Bayesians say “credible interval” rather than “confidence interval” to emphasize that they are doing something different from the frequentists.

9.3 The Bayesian Learning Paradigm

As we saw with the binomial distribution, the Bayesian learning paradigm applies. If we get more data from the same data distribution, then the posterior for the previous analysis becomes the prior for the next analysis.

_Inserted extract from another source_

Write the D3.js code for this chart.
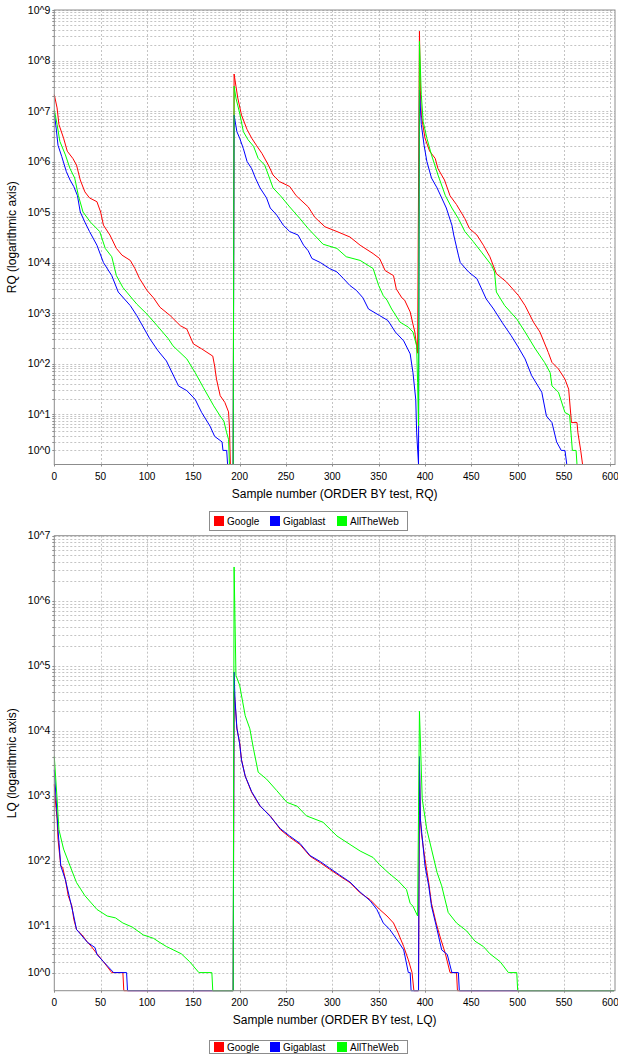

So, if \(X_1\), \(X_2\), \(\ldots\) are IID Poisson random variables and we do a Bayesian analysis with \(\mu\) as the parameter and \(\alpha\) and \(\lambda\) as hyperparameters,

  • the prior before the 2nd data point is observed is \[ \text{Gamma}(\alpha + x_1, \lambda + 1) \]
  • and the posterior after the 2nd data point is observed is \[ \text{Gamma}(\alpha + x_1 + x_2, \lambda + 2) \] and, in general, the posterior after \(n\) data points have been observed is \[ \text{Gamma}(\alpha + x_1 + x_2 + \cdots + x_n, \lambda + n) \]

9.4 Bayesian Asymptotics

Also note that, as always in Bayesian inference, the posterior is more concentrated (less spread out) than the prior. In fact, it obeys the square root law (as we saw for the binomial) because the posterior mean is approximately \[ \frac{\alpha_\text{posterior}}{\lambda_\text{posterior}} = \frac{\alpha + x_1 + x_2 + \cdots + x_n}{\lambda + n} \approx \bar{x}_n \] and the posterior standard deviation is approximately \[ \frac{\sqrt{\alpha_\text{posterior}}}{\lambda_\text{posterior}} = \frac{\sqrt{\alpha + x_1 + x_2 + \cdots + x_n}}{\lambda + n} \approx \sqrt{\frac{\bar{x}_n}{n}} \] which agrees with the frequentist asymptotics and obeys the square root law as the Bernstein—von Mises theorem says it must.

So, as often (but not always because the Bernstein—von Mises has conditions that binomial and Poisson satisfy, but not all data distributions do), the Bayesians agree quantitatively (but not philosophically) with the frequentists for large sample sizes.